La sua linea di difesa è che ha violato la legge per obbedire agli ordini del suo ex assistito, e che ha agito in coordinazione con lui e con i membri della sua famiglia, in particolare il primogenito Donald Jr. e la figlia Ivanka. Nel documento introduttivo alla testimonianza, Cohen ha raccontato dettagli bizzarri, come l'ordine che ha eseguito per conto di Trump di minacciare gli amministratori e i compagni di classe delle scuole che il presidente ha frequentato da piccolo, per evitare che rivelassero il contenuto delle sue pagelle e dei test di ammissione. Ha raccontato che lo stesso Trump gli ha confessato di non essere mai stato operato allo sperone osseo che gli ha evitato il servizio militare: «Non sono mica stupido, non sarei mai andato a combattere in Vietnam». Ha rivelato però dettagli di ben altro peso legale: uno dei due prestiti per i quali ha cercato di truffare una banca sarebbe servito per acquistare per conto di Trump la squadra di football dei Buffalo Bills. Una simile frode è stata perpetrata, sempre a vantaggio dello stesso committente, nei confronti della Deutsche Bank. Il nocciolo della testimonianza va poi a toccare l'indagine del Russiagate, nella quale Cohen è diventato un collaboratore di giustizia per il procuratore speciale Bob Mueller. Secondo l'ex avvocato Trump mente quando dice di non aver mai avuto contatti di affari con i russi. Cohen lo sa bene perché ha seguito la trattativa per la costruzione di una Trump Tower a Mosca fino al suo esaurimento, quando Trump è stato eletto presidente.

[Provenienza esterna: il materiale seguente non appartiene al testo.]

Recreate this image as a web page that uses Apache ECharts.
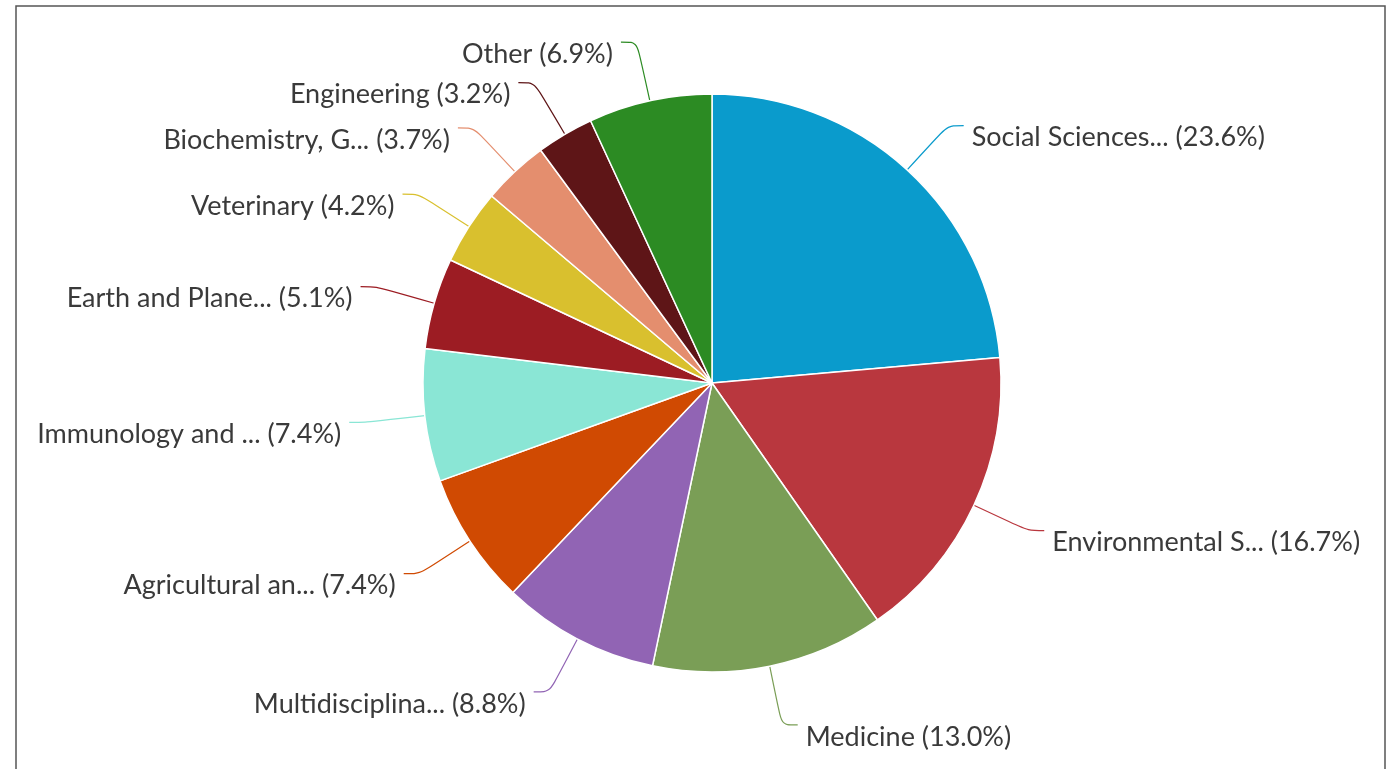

Come legale personale del candidato, è stato anche artefice del negoziato per silenziare la porno attrice Stormy Daniels, che ha pagato usando la linea di credito su una sua proprietà immobiliare, per cancellare le tracce che portassero a Trump. Cohen può però mostrare alcuni degli assegni con i quali è stato rimborsato: undici pagamenti, alcuni firmati dallo stesso presidente, altri da Donald Junior. Da intimo del tycoon, ha anche assistito alla conferma dell'incontro che Donald Jr. aveva organizzato con la delegazione dei russi che dicevano di offrire materiale sporco sull'avversaria politica Hillary Clinton. «Bene, fammi sapere come va a finire» avrebbe risposto Trump al figlio.

I repubblicani nella commissione hanno gioco facile nell'attaccarlo: Cohen è un uomo in ginocchio, un avvocato che per sua stessa ammissione avrebbe consigliato il suo assistito di commettere reati, e che ha registrato in segreto alcune delle conversazioni che aveva avuto con lui. E poi ha già mentito in un'aula simile a quella in cui sta parlando. Che credibilità può avere? In aula ieri si è rifiutato di promettere che non sfrutterà in futuro la pubblicità che lo circonda con la scrittura di un libro, o la cessione dei diritti cinematografici. Tra tre anni tornerà libero di capitalizzare sui suoi crimini. Ma dietro le rivelazioni, alcune ben note, altre inedite che ha fatto ieri in aula, ci sono i documenti. Cohen dice di avere prove documentali per tutto quanto ha detto, e dietro di lui e anche con il suo aiuto, Bob Mueller ne ha accumulati molti altri in un anno e mezzo di inchiesta. L'apparizione dell'ex amico che Trump chiama oggi «il sorcio» è solo un primo spiraglio dell'uragano che si sta per abbattere sulla Casa Bianca.